Some jurisdictions have recently abandoned the view that a convicted criminal defendant who wants to recover for malpractice against his or her former lawyer has to prove that he or she was actually innocent of the crime for which they were convicted. My most recent post on this is here. Some of those, however, still require that the plaintiffs show they were exonerated through the criminal process (or what some call "post conviction relief"). In other words, in cases in which a convicted defendant wants to sue a former lawyer alleging they would not have been convicted but for the negligence of the lawyer there are three approaches: requiring that the defendant show actual innocence, requiring that the defendant show post conviction relief (but not necessarily innocence) and not requiring anything other than the typical elements of a torts claim.
In two recent decisions, the Supreme Courts of Mississippi and Kentucky have decided to adopt the approach that requires "exoneration" for the malpractice claim to proceed.
The case in Mississippi is called Trigg v. Farese, and you can read the opinion here.

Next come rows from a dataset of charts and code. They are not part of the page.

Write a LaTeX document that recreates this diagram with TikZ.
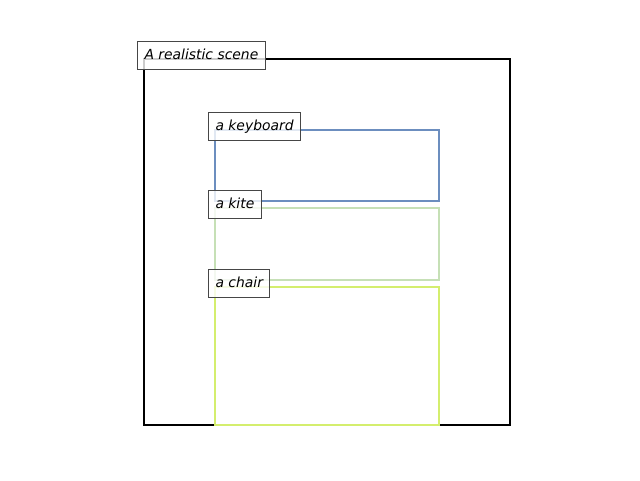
\documentclass[tikz,border=0pt]{standalone}
\usepackage{fontspec}
\setmainfont{DejaVu Sans}
\usepackage{xcolor}
\usetikzlibrary{positioning}
\definecolor{kbblue}{RGB}{108, 142, 191}
\definecolor{kitegreen}{RGB}{198, 224, 182}
\definecolor{chairlime}{RGB}{212, 238, 110}
\definecolor{tagedge}{RGB}{70, 70, 70}

\begin{document}
\begin{tikzpicture}[
  x=1pt, y=-1pt,
  frame/.style={line width=2pt, draw=#1},
  tag/.style={anchor=base west, draw=tagedge, fill=white, fill opacity=0.8,
              text opacity=1, line width=1pt,
              font=\fontsize{13.9}{16}\selectfont\itshape,
              inner xsep=7pt, inner ysep=7pt, text height=10.5pt, text depth=3pt}
]
  \useasboundingbox (0,0) rectangle (640,480);

  %% Scene and object boxes
  \coordinate (scene) at (144,59);
  \coordinate (keyboard) at (215,130);
  \coordinate (kite) at (215,208);
  \coordinate (chair) at (215,287);

  \draw[frame=black] (scene) rectangle (510,425);
  \draw[frame=kbblue] (keyboard) rectangle (439,201);
  \draw[frame=kitegreen] (kite) rectangle (439,280);
  \draw[frame=chairlime] (chair) rectangle (439,425);

  %% Labels
  \node[tag, xshift=-7pt] (scenetag) at (scene) {A realistic scene};
  \node[tag, xshift=-7pt] (kbtag) at (keyboard) {a keyboard};
  \node[tag, xshift=-7pt] (kitetag) at (kite) {a kite};
  \node[tag, xshift=-7pt] (chairtag) at (chair) {a chair};
\end{tikzpicture}
\end{document}
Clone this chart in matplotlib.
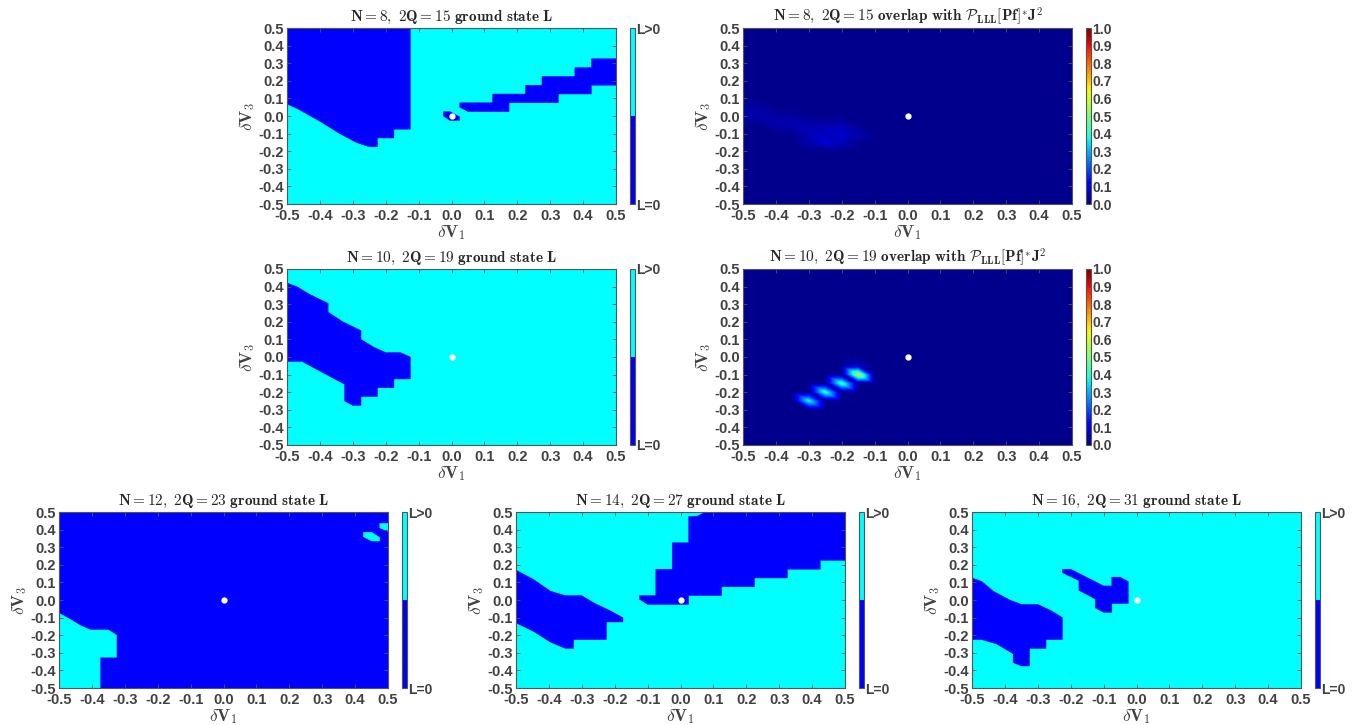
import numpy as np
import matplotlib
matplotlib.use("Agg")
import matplotlib.pyplot as plt
import matplotlib.tri as mtri
from matplotlib.colors import ListedColormap, Normalize
from matplotlib.cm import ScalarMappable

plt.rcParams['mathtext.fontset'] = 'cm'
plt.rcParams['axes.unicode_minus'] = False
plt.rcParams['font.family'] = 'Liberation Sans'
plt.rcParams['font.weight'] = 'bold'

# ---------------- data ----------------
TICKS = np.round(np.arange(-0.5, 0.501, 0.1), 1) + 0.0
CB_TICKS = np.round(np.arange(0.0, 1.001, 0.1), 1) + 0.0
L_COLORS = ['#0000ff', '#00ffff']       # L=0, L>0
ORIGIN = (0.0, 0.0)                     # reference point (white dot)

# ground state maps: boundaries of the minority phase, (dV1, dV3) vertices
# N=8, 2Q=15 : L>0 background, L=0 patches
n8_base = 1
n8_patches = [
    [(-0.5, 0.5), (-0.125, 0.5), (-0.125, -0.075), (-0.175, -0.075), (-0.175, -0.125),
     (-0.225, -0.125), (-0.225, -0.175), (-0.25, -0.175), (-0.29, -0.15), (-0.34, -0.1),
     (-0.4, -0.03), (-0.47, 0.043), (-0.5, 0.068)],
    [(0.025, 0.075), (0.125, 0.075), (0.125, 0.125), (0.225, 0.125), (0.225, 0.175),
     (0.275, 0.175), (0.275, 0.225), (0.375, 0.225), (0.375, 0.275), (0.425, 0.275),
     (0.425, 0.325), (0.5, 0.325), (0.5, 0.175), (0.425, 0.175), (0.425, 0.125),
     (0.325, 0.125), (0.325, 0.075), (0.175, 0.075), (0.175, 0.025), (0.05, 0.025),
     (0.025, 0.05)],
    [(-0.025, 0.025), (-0.005, 0.025), (0.025, -0.005), (0.025, -0.025), (-0.005, -0.025),
     (-0.025, 0.0)],
]
# N=10, 2Q=19
n10_base = 1
n10_patches = [
    [(-0.5, 0.42), (-0.47, 0.40), (-0.43, 0.355), (-0.375, 0.305), (-0.375, 0.255),
     (-0.33, 0.2), (-0.275, 0.15), (-0.275, 0.1), (-0.235, 0.055), (-0.2, 0.025),
     (-0.155, 0.025), (-0.125, 0.0), (-0.125, -0.125), (-0.175, -0.125), (-0.175, -0.175),
     (-0.225, -0.175), (-0.225, -0.225), (-0.275, -0.225), (-0.275, -0.275), (-0.3, -0.275),
     (-0.325, -0.25), (-0.325, -0.155), (-0.38, -0.1), (-0.455, -0.025), (-0.5, -0.025)],
]
# N=12, 2Q=23 : L=0 background, L>0 patches
n12_base = 0
n12_patches = [
    [(-0.5, -0.075), (-0.47, -0.105), (-0.435, -0.145), (-0.405, -0.17), (-0.35, -0.17),
     (-0.325, -0.2), (-0.325, -0.325), (-0.375, -0.325), (-0.375, -0.5), (-0.5, -0.5)],
    [(0.425, 0.385), (0.45, 0.385), (0.475, 0.355), (0.475, 0.335), (0.45, 0.335),
     (0.425, 0.36)],
    [(0.475, 0.435), (0.5, 0.435), (0.5, 0.39), (0.475, 0.41)],
]
# N=14, 2Q=27
n14_base = 1
n14_patches = [
    [(-0.5, 0.17), (-0.445, 0.115), (-0.395, 0.05), (-0.35, 0.025), (-0.3, 0.025),
     (-0.26, -0.02), (-0.22, -0.055), (-0.175, -0.1), (-0.175, -0.125), (-0.225, -0.125),
     (-0.225, -0.225), (-0.325, -0.225), (-0.325, -0.275), (-0.35, -0.275), (-0.395, -0.24),
     (-0.445, -0.18), (-0.5, -0.13)],
    [(0.075, 0.5), (0.05, 0.475), (0.025, 0.475), (0.025, 0.325), (-0.025, 0.325),
     (-0.025, 0.175), (-0.075, 0.175), (-0.075, 0.025), (-0.125, 0.025), (-0.125, 0.005),
     (-0.1, -0.025), (0.025, -0.025), (0.025, 0.025), (0.125, 0.025), (0.125, 0.075),
     (0.225, 0.075), (0.225, 0.125), (0.325, 0.125), (0.325, 0.175), (0.425, 0.175),
     (0.425, 0.225), (0.5, 0.225), (0.5, 0.5)],
]
# N=16, 2Q=31
n16_base = 1
n16_patches = [
    [(-0.5, 0.125), (-0.47, 0.105), (-0.435, 0.05), (-0.385, 0.0), (-0.35, -0.025),
     (-0.3, -0.025), (-0.26, -0.06), (-0.225, -0.1), (-0.225, -0.225), (-0.275, -0.225),
     (-0.275, -0.275), (-0.325, -0.275), (-0.325, -0.375), (-0.35, -0.375), (-0.375, -0.355),
     (-0.375, -0.305), (-0.425, -0.25), (-0.47, -0.225), (-0.5, -0.225)],
    [(-0.225, 0.175), (-0.2, 0.175), (-0.1, 0.08), (-0.075, 0.08), (-0.075, 0.13),
     (-0.05, 0.13), (-0.025, 0.105), (-0.025, -0.02), (-0.075, -0.02), (-0.075, -0.07),
     (-0.1, -0.07), (-0.125, -0.045), (-0.125, 0.005), (-0.175, 0.055), (-0.175, 0.11),
     (-0.225, 0.155)],
]

# overlap with P_LLL[Pf]* J^2, sampled on a 0.05 grid: (dV1, dV3, overlap)
GRID_STEP = 0.05
ov8_background = 0.015
ov8_points = [
    (-0.5, 0.05, 0.035), (-0.45, 0.05, 0.03),
    (-0.5, 0.0, 0.04), (-0.45, 0.0, 0.04), (-0.4, 0.0, 0.035), (-0.35, 0.0, 0.03),
    (-0.4, -0.05, 0.04), (-0.35, -0.05, 0.045), (-0.3, -0.05, 0.045), (-0.25, -0.05, 0.04),
    (-0.2, -0.05, 0.045),
    (-0.3, -0.1, 0.05), (-0.25, -0.1, 0.055), (-0.2, -0.1, 0.07), (-0.15, -0.1, 0.045),
    (-0.25, -0.15, 0.075), (-0.2, -0.15, 0.05), (-0.3, -0.15, 0.04),
]
ov10_background = 0.015
ov10_points = [
    (-0.15, -0.1, 0.58), (-0.2, -0.15, 0.44), (-0.25, -0.2, 0.42), (-0.3, -0.25, 0.38),
    (-0.15, -0.05, 0.06),
]

# ---------------- layout (pixels of a 1371x725 canvas) ----------------
W, H = 1371, 725
AX_W, AX_H = 329, 176
panel_px = {
    'n8': (287, 28), 'ov8': (743, 28),
    'n10': (287, 269), 'ov10': (743, 269),
    'n12': (59, 512), 'n14': (516, 512), 'n16': (972, 512),
}
GRAY = '#404040'
EDGE = '#555555'

fig = plt.figure(figsize=(W / 100, H / 100), dpi=100)


def make_axes(key):
    x, y = panel_px[key]
    ax = fig.add_axes([x / W, 1 - (y + AX_H) / H, AX_W / W, AX_H / H])
    cax = fig.add_axes([(x + AX_W + 14) / W, 1 - (y + AX_H) / H, 5 / W, AX_H / H])
    return ax, cax


def style_axes(ax, title):
    ax.set_xlim(-0.5, 0.5)
    ax.set_ylim(-0.5, 0.5)
    ax.set_xticks(TICKS)
    ax.set_yticks(TICKS)
    ax.set_xticklabels([f'{t:.1f}' for t in TICKS])
    ax.set_yticklabels([f'{t:.1f}' for t in TICKS])
    ax.tick_params(direction='in', length=3, width=0.6, color=EDGE, labelcolor=GRAY,
                   labelsize=10.5, top=True, right=True, pad=2)
    ax.tick_params(axis='x', pad=3.5)
    for s in ax.spines.values():
        s.set_color(EDGE)
        s.set_linewidth(0.8)
    ax.set_xlabel(r'$\delta\mathbf{V}_\mathbf{1}$', fontsize=12.5, color=GRAY, labelpad=0)
    ax.set_ylabel(r'$\delta\mathbf{V}_\mathbf{3}$', fontsize=12.5, color=GRAY, labelpad=1)
    ax.set_title(title, fontsize=11, color='#262626', pad=5)
    ax.plot(*ORIGIN, 'o', color='white', ms=3.5, mec='white', zorder=5)


def style_cbar(cax):
    cax.tick_params(length=0, labelcolor=GRAY, labelsize=10, pad=1)
    cax.yaxis.set_ticks_position('right')


def draw_L(key, N, q2, base, patches):
    ax, cax = make_axes(key)
    ax.set_facecolor(L_COLORS[base])
    for poly in patches:
        xs, ys = zip(*poly)
        ax.fill(xs, ys, color=L_COLORS[1 - base], lw=0.3, ec=L_COLORS[1 - base])
    style_axes(ax, rf'$\mathbf{{N={N},\ 2Q={q2}\ ground\ state\ L}}$')
    cb = fig.colorbar(ScalarMappable(Normalize(0, 1), ListedColormap(L_COLORS)),
                      cax=cax, ticks=[0, 1])
    cb.set_ticklabels(['L=0', 'L>0'])
    cb.outline.set_edgecolor(EDGE)
    style_cbar(cax)


def overlap_field(background, points):
    g = np.round(np.arange(-0.5, 0.5 + 1e-9, GRID_STEP), 2)
    n = len(g)
    X, Y = np.meshgrid(g, g)
    Z = np.full(X.shape, background)
    for v1, v3, val in points:
        Z[int(round((v3 + 0.5) / GRID_STEP)), int(round((v1 + 0.5) / GRID_STEP))] = val
    tris = []
    for j in range(n - 1):
        for i in range(n - 1):
            bl, br = j * n + i, j * n + i + 1
            tl, tr = (j + 1) * n + i, (j + 1) * n + i + 1
            tris += [[bl, br, tl], [br, tr, tl]]
    tri = mtri.Triangulation(X.ravel(), Y.ravel(), np.array(tris))
    interp = mtri.LinearTriInterpolator(tri, Z.ravel())
    f = np.linspace(-0.5, 0.5, 501)
    FX, FY = np.meshgrid(f, f)
    return np.asarray(interp(FX, FY))


def draw_overlap(key, N, q2, background, points):
    ax, cax = make_axes(key)
    FZ = overlap_field(background, points)
    im = ax.imshow(FZ, extent=(-0.5, 0.5, -0.5, 0.5), origin='lower', aspect='auto',
                   cmap='jet', vmin=0, vmax=1, interpolation='bilinear')
    style_axes(ax, rf'$\mathbf{{N={N},\ 2Q={q2}\ overlap\ with\ }}'
                   r'\mathcal{P}_{\mathbf{LLL}}[\mathbf{Pf}]^{*}\mathbf{J}^{\mathbf{2}}$')
    cb = fig.colorbar(im, cax=cax, ticks=CB_TICKS)
    cb.set_ticklabels([f'{t:.1f}' for t in CB_TICKS])
    cb.outline.set_edgecolor(EDGE)
    style_cbar(cax)


draw_L('n8', 8, 15, n8_base, n8_patches)
draw_overlap('ov8', 8, 15, ov8_background, ov8_points)
draw_L('n10', 10, 19, n10_base, n10_patches)
draw_overlap('ov10', 10, 19, ov10_background, ov10_points)
draw_L('n12', 12, 23, n12_base, n12_patches)
draw_L('n14', 14, 27, n14_base, n14_patches)
draw_L('n16', 16, 31, n16_base, n16_patches)

fig.savefig('out.png', dpi=100)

In it, the court concludes that "We join the substantial majority of courts in holding that, because these allegations would entitle the plaintiff to relief from his underlying conviction, he must first pursue them through the criminal-justice process. In other words, a convict must “exonerate” himself by obtaining relief from his conviction or sentence before he may pursue a claim against his defense attorney for causing him to be convicted or sentenced more harshly than he should have been. To the extent prior decisions of this Court or the Court of Appeals suggest otherwise, they are overruled."
The case in Kentucky is called Lawrence v. Bingham, Greenbaum,Doll, LLP, and you can read the opinion here. In it, the court adopted the following articulation of the Exoneration Rule: "to survive a motion to dismiss for failure to state a claim in a professional malpractice case against a criminal defense attorney, the convicted client must plead in his complaint that he has been exonerated of the underlying criminal conviction. He or she need not prove actual innocence, but they also may not rely solely upon a claim of actual innocence in the absence of an exonerating court decision through appeal or post-conviction order. Further, the statute of limitations on the legal malpractice claim does not begin to run until the postconviction exoneration occurs."